_Directive_: Pull every line containing "this" from the entries.

_Recorded information_:
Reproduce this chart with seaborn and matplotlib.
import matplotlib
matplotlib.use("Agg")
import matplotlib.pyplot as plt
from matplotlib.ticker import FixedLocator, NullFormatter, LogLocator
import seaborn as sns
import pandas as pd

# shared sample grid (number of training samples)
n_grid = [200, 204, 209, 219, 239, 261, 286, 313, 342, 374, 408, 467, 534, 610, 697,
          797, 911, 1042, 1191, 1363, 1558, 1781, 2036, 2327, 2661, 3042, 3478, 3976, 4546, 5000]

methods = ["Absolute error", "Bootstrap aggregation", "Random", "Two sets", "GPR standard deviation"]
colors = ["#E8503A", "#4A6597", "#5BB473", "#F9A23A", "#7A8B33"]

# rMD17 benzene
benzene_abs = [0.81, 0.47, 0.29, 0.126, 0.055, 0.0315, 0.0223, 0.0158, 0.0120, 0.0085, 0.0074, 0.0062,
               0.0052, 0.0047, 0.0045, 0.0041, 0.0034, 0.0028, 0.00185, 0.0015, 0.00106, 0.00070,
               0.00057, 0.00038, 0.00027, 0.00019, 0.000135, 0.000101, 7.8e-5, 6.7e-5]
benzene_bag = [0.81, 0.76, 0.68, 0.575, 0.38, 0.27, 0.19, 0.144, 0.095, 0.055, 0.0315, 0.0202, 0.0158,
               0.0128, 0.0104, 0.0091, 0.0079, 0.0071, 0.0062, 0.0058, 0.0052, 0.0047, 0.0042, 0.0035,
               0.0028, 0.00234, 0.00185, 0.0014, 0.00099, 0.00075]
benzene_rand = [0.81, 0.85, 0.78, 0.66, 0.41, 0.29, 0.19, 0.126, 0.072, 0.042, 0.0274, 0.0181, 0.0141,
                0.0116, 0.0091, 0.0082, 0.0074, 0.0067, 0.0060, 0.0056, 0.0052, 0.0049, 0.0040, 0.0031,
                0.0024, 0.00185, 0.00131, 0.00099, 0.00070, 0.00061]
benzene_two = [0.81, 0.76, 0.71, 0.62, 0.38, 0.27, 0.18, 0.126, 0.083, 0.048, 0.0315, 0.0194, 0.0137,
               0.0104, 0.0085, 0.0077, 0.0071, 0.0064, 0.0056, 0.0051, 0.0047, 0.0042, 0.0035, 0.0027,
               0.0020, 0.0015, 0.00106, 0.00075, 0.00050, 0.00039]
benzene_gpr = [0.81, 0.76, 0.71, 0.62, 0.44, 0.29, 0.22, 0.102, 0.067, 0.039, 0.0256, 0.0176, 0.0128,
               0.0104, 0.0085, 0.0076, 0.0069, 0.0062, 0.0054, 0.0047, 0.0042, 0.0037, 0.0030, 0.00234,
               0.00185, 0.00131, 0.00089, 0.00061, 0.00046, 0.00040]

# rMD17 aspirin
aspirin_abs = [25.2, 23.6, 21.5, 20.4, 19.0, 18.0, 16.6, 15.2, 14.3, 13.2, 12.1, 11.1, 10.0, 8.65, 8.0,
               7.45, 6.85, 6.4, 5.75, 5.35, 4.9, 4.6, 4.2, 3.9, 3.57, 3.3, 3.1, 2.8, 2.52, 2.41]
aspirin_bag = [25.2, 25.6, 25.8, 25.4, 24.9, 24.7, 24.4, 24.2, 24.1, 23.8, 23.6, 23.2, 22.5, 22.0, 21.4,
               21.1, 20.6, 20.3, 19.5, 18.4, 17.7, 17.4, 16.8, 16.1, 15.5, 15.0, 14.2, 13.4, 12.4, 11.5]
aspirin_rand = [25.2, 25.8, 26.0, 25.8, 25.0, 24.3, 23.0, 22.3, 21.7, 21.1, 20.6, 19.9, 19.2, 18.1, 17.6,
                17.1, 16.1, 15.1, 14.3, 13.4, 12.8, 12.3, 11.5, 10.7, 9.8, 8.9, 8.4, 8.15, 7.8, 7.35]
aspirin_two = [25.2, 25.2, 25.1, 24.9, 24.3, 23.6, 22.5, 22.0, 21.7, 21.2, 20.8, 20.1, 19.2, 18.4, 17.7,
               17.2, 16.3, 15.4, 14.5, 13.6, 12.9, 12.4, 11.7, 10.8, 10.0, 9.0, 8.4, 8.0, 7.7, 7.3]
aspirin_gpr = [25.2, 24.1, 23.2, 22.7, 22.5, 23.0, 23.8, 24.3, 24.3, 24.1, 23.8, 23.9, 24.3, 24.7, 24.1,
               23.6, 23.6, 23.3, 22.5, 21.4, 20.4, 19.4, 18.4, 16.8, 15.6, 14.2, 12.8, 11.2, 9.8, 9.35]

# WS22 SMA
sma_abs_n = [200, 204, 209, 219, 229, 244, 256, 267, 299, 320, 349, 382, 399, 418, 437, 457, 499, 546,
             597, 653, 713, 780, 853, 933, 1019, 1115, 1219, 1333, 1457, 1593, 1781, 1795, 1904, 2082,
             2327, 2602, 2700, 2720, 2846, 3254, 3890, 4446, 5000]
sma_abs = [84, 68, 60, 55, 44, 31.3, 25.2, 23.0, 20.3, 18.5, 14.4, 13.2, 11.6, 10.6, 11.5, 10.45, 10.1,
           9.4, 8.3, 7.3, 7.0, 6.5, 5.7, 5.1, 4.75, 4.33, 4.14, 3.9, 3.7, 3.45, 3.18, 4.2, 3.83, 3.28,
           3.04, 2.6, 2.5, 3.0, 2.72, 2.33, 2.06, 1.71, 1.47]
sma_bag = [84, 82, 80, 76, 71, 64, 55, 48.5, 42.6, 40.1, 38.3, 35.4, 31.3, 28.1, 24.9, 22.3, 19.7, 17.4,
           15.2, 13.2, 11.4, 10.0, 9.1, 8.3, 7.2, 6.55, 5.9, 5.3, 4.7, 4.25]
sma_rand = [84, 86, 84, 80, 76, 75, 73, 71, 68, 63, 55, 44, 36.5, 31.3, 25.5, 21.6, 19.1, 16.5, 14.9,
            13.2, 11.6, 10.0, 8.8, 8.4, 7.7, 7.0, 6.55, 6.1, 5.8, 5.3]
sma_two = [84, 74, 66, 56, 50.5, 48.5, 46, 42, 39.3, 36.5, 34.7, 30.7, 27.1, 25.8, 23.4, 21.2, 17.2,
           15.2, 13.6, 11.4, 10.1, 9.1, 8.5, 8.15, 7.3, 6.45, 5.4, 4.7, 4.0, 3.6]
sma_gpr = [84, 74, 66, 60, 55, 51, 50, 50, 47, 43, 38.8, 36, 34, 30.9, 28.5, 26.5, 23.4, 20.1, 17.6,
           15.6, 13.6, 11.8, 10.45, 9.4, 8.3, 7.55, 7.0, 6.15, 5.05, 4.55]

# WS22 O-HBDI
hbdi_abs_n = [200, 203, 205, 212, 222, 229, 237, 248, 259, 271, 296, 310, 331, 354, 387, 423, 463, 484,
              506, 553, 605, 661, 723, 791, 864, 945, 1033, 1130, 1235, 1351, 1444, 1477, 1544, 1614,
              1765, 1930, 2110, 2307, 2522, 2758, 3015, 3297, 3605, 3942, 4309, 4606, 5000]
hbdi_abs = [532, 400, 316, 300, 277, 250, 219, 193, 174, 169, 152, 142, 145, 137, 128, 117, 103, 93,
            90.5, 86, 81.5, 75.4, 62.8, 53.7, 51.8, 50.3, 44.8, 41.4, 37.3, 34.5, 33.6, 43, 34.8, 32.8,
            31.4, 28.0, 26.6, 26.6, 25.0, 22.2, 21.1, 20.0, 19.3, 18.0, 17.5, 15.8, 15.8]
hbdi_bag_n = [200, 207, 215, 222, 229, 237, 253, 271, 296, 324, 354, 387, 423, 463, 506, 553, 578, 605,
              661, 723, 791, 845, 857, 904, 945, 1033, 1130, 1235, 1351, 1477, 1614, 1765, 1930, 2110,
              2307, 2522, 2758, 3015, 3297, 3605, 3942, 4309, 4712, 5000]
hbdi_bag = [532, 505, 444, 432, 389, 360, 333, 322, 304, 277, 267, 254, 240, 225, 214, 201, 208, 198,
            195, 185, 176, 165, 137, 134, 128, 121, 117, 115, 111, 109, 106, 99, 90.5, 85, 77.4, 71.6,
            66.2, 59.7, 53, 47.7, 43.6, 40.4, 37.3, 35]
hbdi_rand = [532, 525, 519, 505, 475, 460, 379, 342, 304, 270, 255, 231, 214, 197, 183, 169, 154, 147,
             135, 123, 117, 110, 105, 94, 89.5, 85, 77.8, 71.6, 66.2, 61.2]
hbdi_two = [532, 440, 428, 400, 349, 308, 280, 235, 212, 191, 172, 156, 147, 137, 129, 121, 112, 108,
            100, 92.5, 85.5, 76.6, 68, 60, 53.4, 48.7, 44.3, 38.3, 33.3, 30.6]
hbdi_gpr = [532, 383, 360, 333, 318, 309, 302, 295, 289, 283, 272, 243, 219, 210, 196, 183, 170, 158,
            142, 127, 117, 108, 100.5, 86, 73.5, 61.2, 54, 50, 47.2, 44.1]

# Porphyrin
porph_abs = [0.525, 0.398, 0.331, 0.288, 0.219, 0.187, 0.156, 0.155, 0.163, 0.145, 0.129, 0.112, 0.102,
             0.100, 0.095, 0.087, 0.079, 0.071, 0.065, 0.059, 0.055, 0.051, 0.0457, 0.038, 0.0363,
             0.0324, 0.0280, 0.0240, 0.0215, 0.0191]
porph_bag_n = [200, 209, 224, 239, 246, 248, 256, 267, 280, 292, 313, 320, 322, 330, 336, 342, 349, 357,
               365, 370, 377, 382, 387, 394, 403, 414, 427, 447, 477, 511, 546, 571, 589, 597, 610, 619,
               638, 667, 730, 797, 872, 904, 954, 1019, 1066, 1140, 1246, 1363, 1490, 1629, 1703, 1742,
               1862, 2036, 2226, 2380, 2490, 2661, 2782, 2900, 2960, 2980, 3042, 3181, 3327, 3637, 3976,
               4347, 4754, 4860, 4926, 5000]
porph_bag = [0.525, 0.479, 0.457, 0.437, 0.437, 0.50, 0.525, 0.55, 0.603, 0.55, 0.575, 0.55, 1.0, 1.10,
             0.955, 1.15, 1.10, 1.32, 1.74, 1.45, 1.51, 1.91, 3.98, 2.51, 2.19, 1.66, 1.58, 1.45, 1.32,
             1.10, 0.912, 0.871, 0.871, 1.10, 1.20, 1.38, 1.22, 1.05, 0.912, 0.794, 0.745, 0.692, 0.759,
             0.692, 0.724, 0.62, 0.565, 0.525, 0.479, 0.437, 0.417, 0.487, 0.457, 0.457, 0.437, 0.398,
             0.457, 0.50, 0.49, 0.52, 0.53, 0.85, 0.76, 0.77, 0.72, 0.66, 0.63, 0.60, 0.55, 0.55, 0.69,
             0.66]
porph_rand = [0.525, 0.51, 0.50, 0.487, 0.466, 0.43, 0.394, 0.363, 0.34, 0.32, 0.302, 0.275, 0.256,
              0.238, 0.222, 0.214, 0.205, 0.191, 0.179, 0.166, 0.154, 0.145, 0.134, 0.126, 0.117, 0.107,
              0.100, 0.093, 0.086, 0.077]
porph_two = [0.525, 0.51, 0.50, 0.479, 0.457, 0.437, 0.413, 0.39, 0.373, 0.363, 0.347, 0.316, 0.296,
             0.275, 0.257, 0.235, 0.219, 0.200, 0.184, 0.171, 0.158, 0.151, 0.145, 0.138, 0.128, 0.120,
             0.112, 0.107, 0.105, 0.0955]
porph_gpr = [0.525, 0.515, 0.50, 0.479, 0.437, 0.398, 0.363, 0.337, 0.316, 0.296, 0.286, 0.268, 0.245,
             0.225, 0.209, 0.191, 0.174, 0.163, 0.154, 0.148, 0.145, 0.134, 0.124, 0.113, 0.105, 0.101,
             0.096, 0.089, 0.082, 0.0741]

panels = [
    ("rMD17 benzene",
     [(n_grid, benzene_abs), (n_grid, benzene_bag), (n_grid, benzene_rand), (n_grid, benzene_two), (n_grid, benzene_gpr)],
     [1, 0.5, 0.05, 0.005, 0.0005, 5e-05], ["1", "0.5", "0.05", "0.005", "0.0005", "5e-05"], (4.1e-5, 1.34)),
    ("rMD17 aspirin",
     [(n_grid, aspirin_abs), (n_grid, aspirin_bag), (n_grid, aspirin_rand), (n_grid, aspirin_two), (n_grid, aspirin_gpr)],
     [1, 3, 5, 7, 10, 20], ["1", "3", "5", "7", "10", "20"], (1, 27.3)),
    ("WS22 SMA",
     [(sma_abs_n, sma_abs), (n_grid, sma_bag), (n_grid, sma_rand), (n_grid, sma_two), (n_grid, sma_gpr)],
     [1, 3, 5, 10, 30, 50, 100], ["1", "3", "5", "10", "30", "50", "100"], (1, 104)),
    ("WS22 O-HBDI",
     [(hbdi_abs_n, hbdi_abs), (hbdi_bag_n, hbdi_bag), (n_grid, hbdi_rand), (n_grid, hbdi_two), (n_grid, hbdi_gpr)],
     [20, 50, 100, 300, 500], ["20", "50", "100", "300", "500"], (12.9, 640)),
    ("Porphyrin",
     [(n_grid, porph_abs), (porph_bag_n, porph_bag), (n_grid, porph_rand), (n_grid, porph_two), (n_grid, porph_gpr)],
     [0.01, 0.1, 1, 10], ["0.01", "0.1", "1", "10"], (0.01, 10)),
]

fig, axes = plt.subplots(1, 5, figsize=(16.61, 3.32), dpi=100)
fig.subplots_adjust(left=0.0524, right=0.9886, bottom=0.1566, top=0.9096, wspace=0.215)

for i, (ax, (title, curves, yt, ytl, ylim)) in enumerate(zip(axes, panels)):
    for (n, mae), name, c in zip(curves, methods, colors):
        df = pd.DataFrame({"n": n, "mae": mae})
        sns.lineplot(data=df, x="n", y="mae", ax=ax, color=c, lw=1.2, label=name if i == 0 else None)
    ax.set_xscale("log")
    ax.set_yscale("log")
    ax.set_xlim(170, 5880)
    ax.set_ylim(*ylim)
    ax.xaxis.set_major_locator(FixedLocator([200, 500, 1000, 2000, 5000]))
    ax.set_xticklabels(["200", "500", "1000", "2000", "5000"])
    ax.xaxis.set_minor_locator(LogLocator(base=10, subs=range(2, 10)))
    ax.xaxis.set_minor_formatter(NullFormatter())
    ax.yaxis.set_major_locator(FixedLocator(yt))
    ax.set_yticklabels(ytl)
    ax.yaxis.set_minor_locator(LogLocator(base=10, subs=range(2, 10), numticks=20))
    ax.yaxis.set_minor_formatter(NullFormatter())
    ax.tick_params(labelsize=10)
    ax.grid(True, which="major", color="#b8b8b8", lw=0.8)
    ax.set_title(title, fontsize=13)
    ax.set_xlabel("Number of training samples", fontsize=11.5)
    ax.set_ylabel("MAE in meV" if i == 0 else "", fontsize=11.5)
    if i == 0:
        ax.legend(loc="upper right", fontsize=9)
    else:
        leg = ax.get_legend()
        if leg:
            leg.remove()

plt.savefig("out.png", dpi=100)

==

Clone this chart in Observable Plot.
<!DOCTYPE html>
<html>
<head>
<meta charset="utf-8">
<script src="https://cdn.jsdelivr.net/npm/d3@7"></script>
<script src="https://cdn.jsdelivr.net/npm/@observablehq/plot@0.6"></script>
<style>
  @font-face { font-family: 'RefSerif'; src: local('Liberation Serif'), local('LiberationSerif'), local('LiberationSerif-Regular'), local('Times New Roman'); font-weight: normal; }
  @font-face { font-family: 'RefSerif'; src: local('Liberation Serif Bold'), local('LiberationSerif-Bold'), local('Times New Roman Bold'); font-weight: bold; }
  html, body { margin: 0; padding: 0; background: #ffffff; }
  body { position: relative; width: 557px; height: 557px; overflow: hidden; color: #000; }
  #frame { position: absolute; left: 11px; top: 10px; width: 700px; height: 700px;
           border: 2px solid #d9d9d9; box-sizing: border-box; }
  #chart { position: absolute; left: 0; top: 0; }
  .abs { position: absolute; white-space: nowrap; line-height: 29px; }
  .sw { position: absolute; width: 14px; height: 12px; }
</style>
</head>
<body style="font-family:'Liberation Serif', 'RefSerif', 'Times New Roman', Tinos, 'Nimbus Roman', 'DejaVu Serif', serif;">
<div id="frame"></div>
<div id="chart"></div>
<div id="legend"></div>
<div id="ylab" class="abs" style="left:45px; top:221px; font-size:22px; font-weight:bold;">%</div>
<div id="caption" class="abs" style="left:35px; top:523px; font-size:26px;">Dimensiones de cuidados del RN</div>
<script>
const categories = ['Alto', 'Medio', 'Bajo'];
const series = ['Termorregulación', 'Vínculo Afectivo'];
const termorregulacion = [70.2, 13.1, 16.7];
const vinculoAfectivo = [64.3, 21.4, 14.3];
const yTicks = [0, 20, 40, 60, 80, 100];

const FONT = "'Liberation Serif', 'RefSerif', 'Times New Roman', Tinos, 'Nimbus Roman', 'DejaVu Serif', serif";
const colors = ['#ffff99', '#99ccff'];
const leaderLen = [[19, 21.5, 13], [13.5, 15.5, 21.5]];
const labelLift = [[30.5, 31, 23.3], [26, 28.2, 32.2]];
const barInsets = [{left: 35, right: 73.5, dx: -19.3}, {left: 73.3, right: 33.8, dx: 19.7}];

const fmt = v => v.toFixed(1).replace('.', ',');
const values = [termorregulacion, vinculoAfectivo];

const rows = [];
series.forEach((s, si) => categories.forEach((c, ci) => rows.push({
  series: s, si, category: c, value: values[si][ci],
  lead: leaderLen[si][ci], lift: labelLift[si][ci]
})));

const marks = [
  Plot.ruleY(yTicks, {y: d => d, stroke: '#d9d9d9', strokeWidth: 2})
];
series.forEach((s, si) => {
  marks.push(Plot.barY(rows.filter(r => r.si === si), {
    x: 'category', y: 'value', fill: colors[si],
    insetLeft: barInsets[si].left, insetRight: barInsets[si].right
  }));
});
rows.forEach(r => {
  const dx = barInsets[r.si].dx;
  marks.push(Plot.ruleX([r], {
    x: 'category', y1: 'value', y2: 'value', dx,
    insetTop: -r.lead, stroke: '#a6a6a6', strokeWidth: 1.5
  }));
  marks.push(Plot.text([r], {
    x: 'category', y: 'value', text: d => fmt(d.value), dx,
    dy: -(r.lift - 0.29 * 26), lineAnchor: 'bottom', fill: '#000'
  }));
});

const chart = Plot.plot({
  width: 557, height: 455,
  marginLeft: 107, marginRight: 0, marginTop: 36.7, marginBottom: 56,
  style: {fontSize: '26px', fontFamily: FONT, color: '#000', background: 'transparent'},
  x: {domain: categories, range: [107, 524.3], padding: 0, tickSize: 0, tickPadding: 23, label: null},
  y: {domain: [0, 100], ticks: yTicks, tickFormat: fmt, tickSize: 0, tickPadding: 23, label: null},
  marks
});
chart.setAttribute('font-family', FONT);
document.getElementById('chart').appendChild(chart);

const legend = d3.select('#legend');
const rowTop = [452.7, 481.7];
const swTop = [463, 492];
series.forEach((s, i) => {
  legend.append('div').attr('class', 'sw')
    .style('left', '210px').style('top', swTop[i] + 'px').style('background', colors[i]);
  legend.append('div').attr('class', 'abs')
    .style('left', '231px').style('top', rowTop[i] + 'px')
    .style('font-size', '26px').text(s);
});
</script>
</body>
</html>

_Answer in full_:
Reproduce this chart with seaborn and matplotlib.
Clone this chart in Observable Plot.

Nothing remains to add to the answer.